**TASK GOAL:** Leave out the pictures and transcribe everything else exactly.

**RECORDED DATA:**
★ ★ ★ ★
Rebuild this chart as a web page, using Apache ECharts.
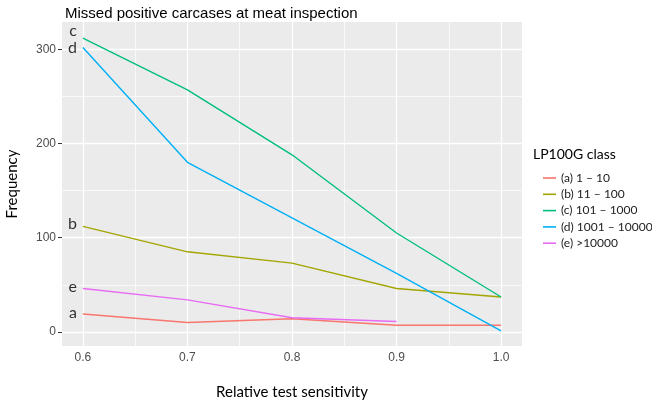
<!DOCTYPE html>
<html>
<head>
<meta charset="utf-8">
<script src="https://cdn.jsdelivr.net/npm/echarts@6/dist/echarts.min.js"></script>
<style>html,body{margin:0;padding:0;background:#fff}#c{width:652px;height:404px}</style>
</head>
<body>
<div id="c"></div>
<script>
// ---- data ----
const sensitivity = [0.6, 0.7, 0.8, 0.9, 1.0];
const seriesNames = ['(a) 1 – 10', '(b) 11 – 100', '(c) 101 – 1000', '(d) 1001 – 10000', '(e) >10000'];
const tagLetters = ['a', 'b', 'c', 'd', 'e'];
const valuesA = [19, 10, 14, 7, 7];
const valuesB = [112, 85, 73, 46, 37];
const valuesC = [312, 257, 188, 105, 37];
const valuesD = [302, 180, 121, 62, 1];
const valuesE = [46, 34, 15, 11, null];
const xTicks = [0.6, 0.7, 0.8, 0.9, 1.0];
const xMinor = [0.65, 0.75, 0.85, 0.95];
const yTicks = [0, 100, 200, 300];
const yMinor = [50, 150, 250];

const colors = ['#F8766D', '#A3A500', '#00BF7D', '#00B0F6', '#E76BF3'];
const allValues = [valuesA, valuesB, valuesC, valuesD, valuesE];
const labelOffsets = [[0, -1], [0, -3], [0, -7], [0, 0], [0, -2]];

const chart = echarts.init(document.getElementById('c'), null, {renderer: 'canvas'});

const gridSeries = {
  name: '__grid', type: 'line', data: [], silent: true, z: 1,
  markLine: {
    silent: true, symbol: 'none', animation: false, z: 1,
    label: {show: false},
    emphasis: {disabled: true},
    data: [
      ...xMinor.map(v => ({xAxis: v, lineStyle: {color: '#fff', width: 0.7, type: 'solid'}})),
      ...yMinor.map(v => ({yAxis: v, lineStyle: {color: '#fff', width: 0.7, type: 'solid'}})),
      ...xTicks.map(v => ({xAxis: v, lineStyle: {color: '#fff', width: 1.3, type: 'solid'}})),
      ...yTicks.map(v => ({yAxis: v, lineStyle: {color: '#fff', width: 1.3, type: 'solid'}}))
    ]
  }
};

const dataSeries = allValues.map((vals, i) => ({
  name: seriesNames[i],
  type: 'line',
  z: 3,
  showSymbol: false,
  symbol: 'none',
  lineStyle: {color: colors[i], width: 1.4},
  itemStyle: {color: colors[i]},
  emphasis: {disabled: true},
  connectNulls: false,
  data: vals.map((v, j) => [sensitivity[j], v])
}));

const tagSeries = {
  name: '__tags', type: 'scatter', z: 4, silent: true,
  symbolSize: 0,
  data: allValues.map((vals, i) => ({
    value: [sensitivity[0], vals[0]],
    label: {show: true, formatter: tagLetters[i], position: 'left', distance: 6,
            offset: labelOffsets[i], fontFamily: 'Lato', fontSize: 16, color: '#000'}
  }))
};

chart.setOption({
  animation: false,
  backgroundColor: '#fff',
  title: [
    {text: 'Missed positive carcases at meat inspection', left: 60, top: 1,
     textStyle: {fontFamily: 'Liberation Sans', fontSize: 15, fontWeight: 'normal', color: '#000'}},
    {text: 'LP100G class', left: 528, top: 142,
     textStyle: {fontFamily: 'Lato', fontSize: 14, fontWeight: 'normal', color: '#000'}}
  ],
  legend: {
    orient: 'vertical', left: 538, top: 167,
    data: seriesNames,
    icon: 'rect', itemWidth: 13, itemHeight: 1.6, itemGap: 4.3,
    textStyle: {fontFamily: 'Lato', fontSize: 12, color: '#222', padding: [0, 0, 0, 0]},
    selectedMode: false
  },
  grid: {left: 62, right: 130, top: 22, bottom: 58, show: true, backgroundColor: '#EBEBEB',
         borderWidth: 0, containLabel: false, outerBoundsMode: 'none'},
  xAxis: {
    type: 'value', min: 0.58, max: 1.02,
    name: 'Relative test sensitivity', nameLocation: 'middle', nameGap: 39,
    nameTextStyle: {fontFamily: 'Lato', fontSize: 15, color: '#000'},
    axisLine: {show: false},
    axisTick: {show: true, length: 4, lineStyle: {color: '#333'}, customValues: xTicks},
    axisLabel: {fontFamily: 'Liberation Sans', fontSize: 12, color: '#4D4D4D', margin: 6,
                customValues: xTicks, formatter: v => v.toFixed(1)},
    splitLine: {show: false}, minorSplitLine: {show: false}
  },
  yAxis: {
    type: 'value', min: -15, max: 329,
    name: 'Frequency', nameLocation: 'middle', nameGap: 42, nameRotate: 90,
    nameTextStyle: {fontFamily: 'Lato', fontSize: 15, color: '#000'},
    axisLine: {show: false},
    axisTick: {show: true, length: 4, lineStyle: {color: '#333'}, customValues: yTicks},
    axisLabel: {fontFamily: 'Liberation Sans', fontSize: 12, color: '#4D4D4D', margin: 6,
                customValues: yTicks},
    splitLine: {show: false}, minorSplitLine: {show: false}
  },
  series: [gridSeries, ...dataSeries, tagSeries]
});
</script>
</body>
</html>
★ ★ ★ ★
**ANSWER:**
Rebuild this chart as a web page, using Apache ECharts.
<!DOCTYPE html>
<html>
<head>
<meta charset="utf-8">
<script src="https://cdn.jsdelivr.net/npm/echarts@6/dist/echarts.min.js"></script>
<style>html,body{margin:0;padding:0;background:#fff}#c{width:652px;height:404px}</style>
</head>
<body>
<div id="c"></div>
<script>
// ---- data ----
const sensitivity = [0.6, 0.7, 0.8, 0.9, 1.0];
const seriesNames = ['(a) 1 – 10', '(b) 11 – 100', '(c) 101 – 1000', '(d) 1001 – 10000', '(e) >10000'];
const tagLetters = ['a', 'b', 'c', 'd', 'e'];
const valuesA = [19, 10, 14, 7, 7];
const valuesB = [112, 85, 73, 46, 37];
const valuesC = [312, 257, 188, 105, 37];
const valuesD = [302, 180, 121, 62, 1];
const valuesE = [46, 34, 15, 11, null];
const xTicks = [0.6, 0.7, 0.8, 0.9, 1.0];
const xMinor = [0.65, 0.75, 0.85, 0.95];
const yTicks = [0, 100, 200, 300];
const yMinor = [50, 150, 250];

const colors = ['#F8766D', '#A3A500', '#00BF7D', '#00B0F6', '#E76BF3'];
const allValues = [valuesA, valuesB, valuesC, valuesD, valuesE];
const labelOffsets = [[0, -1], [0, -3], [0, -7], [0, 0], [0, -2]];

const chart = echarts.init(document.getElementById('c'), null, {renderer: 'canvas'});

const gridSeries = {
  name: '__grid', type: 'line', data: [], silent: true, z: 1,
  markLine: {
    silent: true, symbol: 'none', animation: false, z: 1,
    label: {show: false},
    emphasis: {disabled: true},
    data: [
      ...xMinor.map(v => ({xAxis: v, lineStyle: {color: '#fff', width: 0.7, type: 'solid'}})),
      ...yMinor.map(v => ({yAxis: v, lineStyle: {color: '#fff', width: 0.7, type: 'solid'}})),
      ...xTicks.map(v => ({xAxis: v, lineStyle: {color: '#fff', width: 1.3, type: 'solid'}})),
      ...yTicks.map(v => ({yAxis: v, lineStyle: {color: '#fff', width: 1.3, type: 'solid'}}))
    ]
  }
};

const dataSeries = allValues.map((vals, i) => ({
  name: seriesNames[i],
  type: 'line',
  z: 3,
  showSymbol: false,
  symbol: 'none',
  lineStyle: {color: colors[i], width: 1.4},
  itemStyle: {color: colors[i]},
  emphasis: {disabled: true},
  connectNulls: false,
  data: vals.map((v, j) => [sensitivity[j], v])
}));

const tagSeries = {
  name: '__tags', type: 'scatter', z: 4, silent: true,
  symbolSize: 0,
  data: allValues.map((vals, i) => ({
    value: [sensitivity[0], vals[0]],
    label: {show: true, formatter: tagLetters[i], position: 'left', distance: 6,
            offset: labelOffsets[i], fontFamily: 'Lato', fontSize: 16, color: '#000'}
  }))
};

chart.setOption({
  animation: false,
  backgroundColor: '#fff',
  title: [
    {text: 'Missed positive carcases at meat inspection', left: 60, top: 1,
     textStyle: {fontFamily: 'Liberation Sans', fontSize: 15, fontWeight: 'normal', color: '#000'}},
    {text: 'LP100G class', left: 528, top: 142,
     textStyle: {fontFamily: 'Lato', fontSize: 14, fontWeight: 'normal', color: '#000'}}
  ],
  legend: {
    orient: 'vertical', left: 538, top: 167,
    data: seriesNames,
    icon: 'rect', itemWidth: 13, itemHeight: 1.6, itemGap: 4.3,
    textStyle: {fontFamily: 'Lato', fontSize: 12, color: '#222', padding: [0, 0, 0, 0]},
    selectedMode: false
  },
  grid: {left: 62, right: 130, top: 22, bottom: 58, show: true, backgroundColor: '#EBEBEB',
         borderWidth: 0, containLabel: false, outerBoundsMode: 'none'},
  xAxis: {
    type: 'value', min: 0.58, max: 1.02,
    name: 'Relative test sensitivity', nameLocation: 'middle', nameGap: 39,
    nameTextStyle: {fontFamily: 'Lato', fontSize: 15, color: '#000'},
    axisLine: {show: false},
    axisTick: {show: true, length: 4, lineStyle: {color: '#333'}, customValues: xTicks},
    axisLabel: {fontFamily: 'Liberation Sans', fontSize: 12, color: '#4D4D4D', margin: 6,
                customValues: xTicks, formatter: v => v.toFixed(1)},
    splitLine: {show: false}, minorSplitLine: {show: false}
  },
  yAxis: {
    type: 'value', min: -15, max: 329,
    name: 'Frequency', nameLocation: 'middle', nameGap: 42, nameRotate: 90,
    nameTextStyle: {fontFamily: 'Lato', fontSize: 15, color: '#000'},
    axisLine: {show: false},
    axisTick: {show: true, length: 4, lineStyle: {color: '#333'}, customValues: yTicks},
    axisLabel: {fontFamily: 'Liberation Sans', fontSize: 12, color: '#4D4D4D', margin: 6,
                customValues: yTicks},
    splitLine: {show: false}, minorSplitLine: {show: false}
  },
  series: [gridSeries, ...dataSeries, tagSeries]
});
</script>
</body>
</html>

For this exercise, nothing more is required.